Data shown:
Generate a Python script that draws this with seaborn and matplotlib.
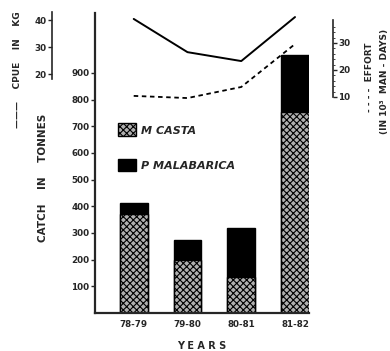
import numpy as np
import matplotlib
matplotlib.use('Agg')
import matplotlib.pyplot as plt
import seaborn as sns

# values
years = ['78-79', '79-80', '80-81', '81-82']
m_casta = [370, 198, 135, 753]
p_malabarica = [42, 75, 183, 213]
cpue = [40.4, 28.1, 24.8, 41.1]
effort = [10.4, 9.6, 13.7, 29.6]

total = [a + b for a, b in zip(m_casta, p_malabarica)]

sns.set_style('white')
plt.rcParams['font.family'] = ['DejaVu Sans']
plt.rcParams['font.weight'] = 'bold'
plt.rcParams['hatch.linewidth'] = 0.8

fig = plt.figure(figsize=(3.9, 3.51), dpi=100)
ax = fig.add_axes([95/390, 1-313/351, 214/390, 300/351])

sns.barplot(x=years, y=total, color='black', width=0.52, ax=ax,
            edgecolor='black', linewidth=1, saturation=1, label='P MALABARICA')
sns.barplot(x=years, y=m_casta, color='#b0b0b0', width=0.52, ax=ax,
            edgecolor='black', linewidth=1, saturation=1, hatch='xxxxx', label='M CASTA')

ax.set_xlim(-0.72, 3.26)
ax.set_ylim(0, 1125)
ax.set_yticks(range(100, 1000, 100))
ax.tick_params(axis='y', labelsize=6.3, length=3, width=1, direction='out', left=True, pad=1)
ax.tick_params(axis='x', labelsize=6.3, length=0, pad=5)
for s in ['top', 'right']:
    ax.spines[s].set_visible(False)
ax.spines['left'].set_linewidth(1.6)
ax.spines['bottom'].set_linewidth(1.6)
ax.set_ylabel('CATCH    IN    TONNES', fontsize=7.5, fontweight='bold')
ax.yaxis.set_label_coords(-0.22, 0.45)
ax.set_xlabel('Y E A R S', fontsize=7, fontweight='bold', labelpad=9)

h, l = ax.get_legend_handles_labels()
ax.legend(h[::-1], l[::-1], loc='upper left', bbox_to_anchor=(0.06, 0.665), frameon=False,
          prop={'size': 8, 'weight': 'bold', 'style': 'italic'},
          handlelength=1.6, handleheight=1.4, labelspacing=2.0, handletextpad=0.5)

# CPUE axis (left, outside)
ax_c = ax.twinx()
sns.lineplot(x=np.arange(4), y=cpue, color='black', lw=1.4, ax=ax_c)
ax_c.set_ylim(-68.5, 42.6)
ax_c.yaxis.set_ticks_position('left')
ax_c.yaxis.set_label_position('left')
for s in ['top', 'right', 'bottom']:
    ax_c.spines[s].set_visible(False)
ax_c.spines['left'].set_position(('outward', 31))
ax_c.spines['left'].set_bounds(18, 43)
ax_c.spines['left'].set_linewidth(1.2)
ax_c.set_yticks([20, 30, 40])
ax_c.tick_params(axis='y', labelsize=6.3, length=3, width=1, pad=1)
ax_c.set_ylabel('')

# effort axis (right, outside)
ax_e = ax.twinx()
sns.lineplot(x=np.arange(4), y=effort, color='black', lw=1.3, ax=ax_e)
ax_e.lines[0].set_dashes([2.5, 2])
ax_e.set_ylim(-70, 41.1)
for s in ['top', 'left', 'bottom']:
    ax_e.spines[s].set_visible(False)
ax_e.spines['right'].set_position(('outward', 17))
ax_e.spines['right'].set_bounds(10, 38.5)
ax_e.spines['right'].set_linewidth(1.2)
ax_e.set_yticks([10, 20, 30])
ax_e.set_yticks(np.arange(10, 38, 2), minor=True)
ax_e.tick_params(axis='y', which='major', labelsize=6.3, length=3, width=1, pad=1)
ax_e.tick_params(axis='y', which='minor', length=1.5, width=0.6)
ax_e.set_ylabel('')

fig.text(18/390, 1-70/351, '———    CPUE    IN    KG', rotation=90, ha='center', va='center',
         fontsize=6.5, fontweight='bold')
fig.text(370/390, 1-77/351, '- - - -  EFFORT', rotation=90, ha='center', va='center',
         fontsize=6.5, fontweight='bold')
fig.text(384/390, 1-81/351, '(IN 10³  MAN - DAYS)', rotation=90, ha='center', va='center',
         fontsize=6.5, fontweight='bold')

fig.savefig('out.png', dpi=100)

Given instruction: Of the lines in the data, how many hold the string "seaborn"? State the number, nothing else.

Response to this exercise: 2